## DATA:
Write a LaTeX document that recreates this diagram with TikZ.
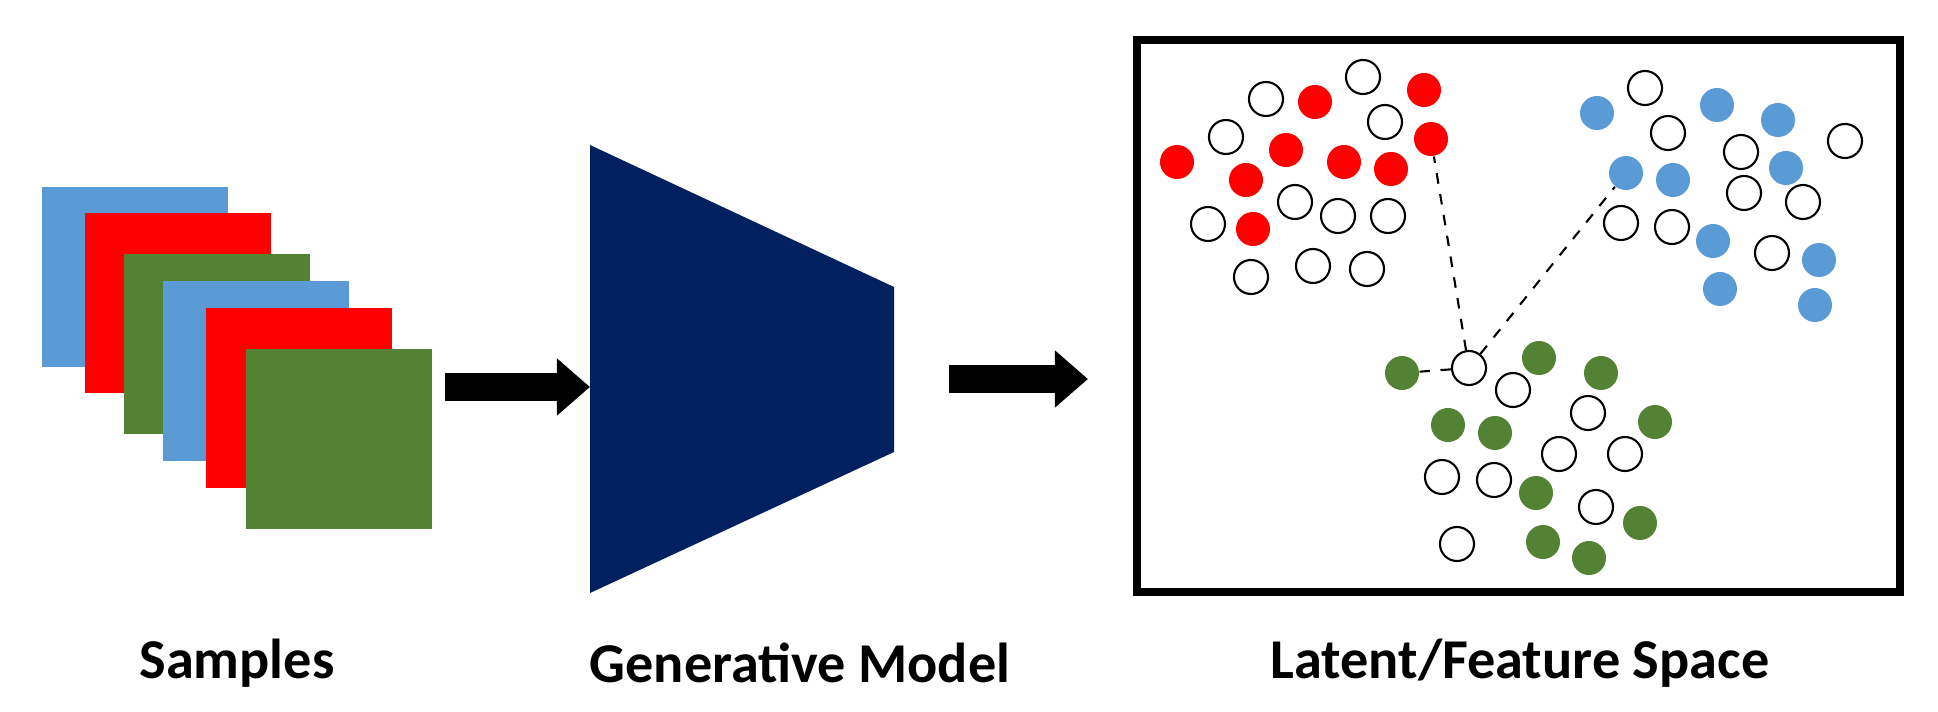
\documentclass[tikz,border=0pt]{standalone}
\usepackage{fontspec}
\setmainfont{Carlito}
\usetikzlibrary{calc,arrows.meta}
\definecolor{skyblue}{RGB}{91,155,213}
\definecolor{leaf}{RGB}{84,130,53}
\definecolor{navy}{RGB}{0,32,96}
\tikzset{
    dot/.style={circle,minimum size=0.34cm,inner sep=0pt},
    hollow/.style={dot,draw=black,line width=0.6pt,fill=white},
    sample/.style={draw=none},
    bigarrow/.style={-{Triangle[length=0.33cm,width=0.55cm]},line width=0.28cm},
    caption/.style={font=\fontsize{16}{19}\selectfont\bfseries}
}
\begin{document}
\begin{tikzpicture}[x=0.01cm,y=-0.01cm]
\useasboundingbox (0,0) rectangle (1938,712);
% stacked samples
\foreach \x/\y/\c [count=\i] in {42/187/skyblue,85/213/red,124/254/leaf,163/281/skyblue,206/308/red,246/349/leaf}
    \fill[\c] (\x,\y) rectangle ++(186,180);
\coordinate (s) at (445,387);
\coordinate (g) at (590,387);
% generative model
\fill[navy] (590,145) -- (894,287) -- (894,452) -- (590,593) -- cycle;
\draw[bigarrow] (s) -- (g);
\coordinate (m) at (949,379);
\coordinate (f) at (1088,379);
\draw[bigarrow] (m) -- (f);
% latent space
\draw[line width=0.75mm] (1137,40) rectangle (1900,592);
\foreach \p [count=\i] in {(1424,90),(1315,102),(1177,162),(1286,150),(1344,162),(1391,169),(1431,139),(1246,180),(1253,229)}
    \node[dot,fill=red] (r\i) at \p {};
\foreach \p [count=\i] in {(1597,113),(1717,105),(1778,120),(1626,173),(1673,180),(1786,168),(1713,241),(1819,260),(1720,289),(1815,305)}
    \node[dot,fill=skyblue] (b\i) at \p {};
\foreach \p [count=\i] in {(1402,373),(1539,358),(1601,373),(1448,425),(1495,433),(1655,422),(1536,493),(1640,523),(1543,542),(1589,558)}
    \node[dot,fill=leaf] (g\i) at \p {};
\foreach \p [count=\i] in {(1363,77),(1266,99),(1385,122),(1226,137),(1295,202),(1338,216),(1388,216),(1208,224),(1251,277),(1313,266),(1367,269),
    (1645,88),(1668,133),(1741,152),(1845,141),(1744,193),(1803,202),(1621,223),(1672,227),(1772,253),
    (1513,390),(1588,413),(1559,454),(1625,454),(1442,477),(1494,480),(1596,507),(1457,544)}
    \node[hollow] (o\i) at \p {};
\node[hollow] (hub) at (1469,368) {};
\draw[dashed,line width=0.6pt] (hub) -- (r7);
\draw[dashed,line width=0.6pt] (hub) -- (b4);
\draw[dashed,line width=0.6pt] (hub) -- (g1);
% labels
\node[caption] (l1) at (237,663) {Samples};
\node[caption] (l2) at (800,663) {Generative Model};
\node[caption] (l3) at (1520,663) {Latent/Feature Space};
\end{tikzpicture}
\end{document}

## GIVEN REQUEST:
Reproduce the data word for word, excluding its pictures.

## TASK ANSWER:
Write a LaTeX document that recreates this diagram with TikZ.
\documentclass[tikz,border=0pt]{standalone}
\usepackage{fontspec}
\setmainfont{Carlito}
\usetikzlibrary{calc,arrows.meta}
\definecolor{skyblue}{RGB}{91,155,213}
\definecolor{leaf}{RGB}{84,130,53}
\definecolor{navy}{RGB}{0,32,96}
\tikzset{
    dot/.style={circle,minimum size=0.34cm,inner sep=0pt},
    hollow/.style={dot,draw=black,line width=0.6pt,fill=white},
    sample/.style={draw=none},
    bigarrow/.style={-{Triangle[length=0.33cm,width=0.55cm]},line width=0.28cm},
    caption/.style={font=\fontsize{16}{19}\selectfont\bfseries}
}
\begin{document}
\begin{tikzpicture}[x=0.01cm,y=-0.01cm]
\useasboundingbox (0,0) rectangle (1938,712);
% stacked samples
\foreach \x/\y/\c [count=\i] in {42/187/skyblue,85/213/red,124/254/leaf,163/281/skyblue,206/308/red,246/349/leaf}
    \fill[\c] (\x,\y) rectangle ++(186,180);
\coordinate (s) at (445,387);
\coordinate (g) at (590,387);
% generative model
\fill[navy] (590,145) -- (894,287) -- (894,452) -- (590,593) -- cycle;
\draw[bigarrow] (s) -- (g);
\coordinate (m) at (949,379);
\coordinate (f) at (1088,379);
\draw[bigarrow] (m) -- (f);
% latent space
\draw[line width=0.75mm] (1137,40) rectangle (1900,592);
\foreach \p [count=\i] in {(1424,90),(1315,102),(1177,162),(1286,150),(1344,162),(1391,169),(1431,139),(1246,180),(1253,229)}
    \node[dot,fill=red] (r\i) at \p {};
\foreach \p [count=\i] in {(1597,113),(1717,105),(1778,120),(1626,173),(1673,180),(1786,168),(1713,241),(1819,260),(1720,289),(1815,305)}
    \node[dot,fill=skyblue] (b\i) at \p {};
\foreach \p [count=\i] in {(1402,373),(1539,358),(1601,373),(1448,425),(1495,433),(1655,422),(1536,493),(1640,523),(1543,542),(1589,558)}
    \node[dot,fill=leaf] (g\i) at \p {};
\foreach \p [count=\i] in {(1363,77),(1266,99),(1385,122),(1226,137),(1295,202),(1338,216),(1388,216),(1208,224),(1251,277),(1313,266),(1367,269),
    (1645,88),(1668,133),(1741,152),(1845,141),(1744,193),(1803,202),(1621,223),(1672,227),(1772,253),
    (1513,390),(1588,413),(1559,454),(1625,454),(1442,477),(1494,480),(1596,507),(1457,544)}
    \node[hollow] (o\i) at \p {};
\node[hollow] (hub) at (1469,368) {};
\draw[dashed,line width=0.6pt] (hub) -- (r7);
\draw[dashed,line width=0.6pt] (hub) -- (b4);
\draw[dashed,line width=0.6pt] (hub) -- (g1);
% labels
\node[caption] (l1) at (237,663) {Samples};
\node[caption] (l2) at (800,663) {Generative Model};
\node[caption] (l3) at (1520,663) {Latent/Feature Space};
\end{tikzpicture}
\end{document}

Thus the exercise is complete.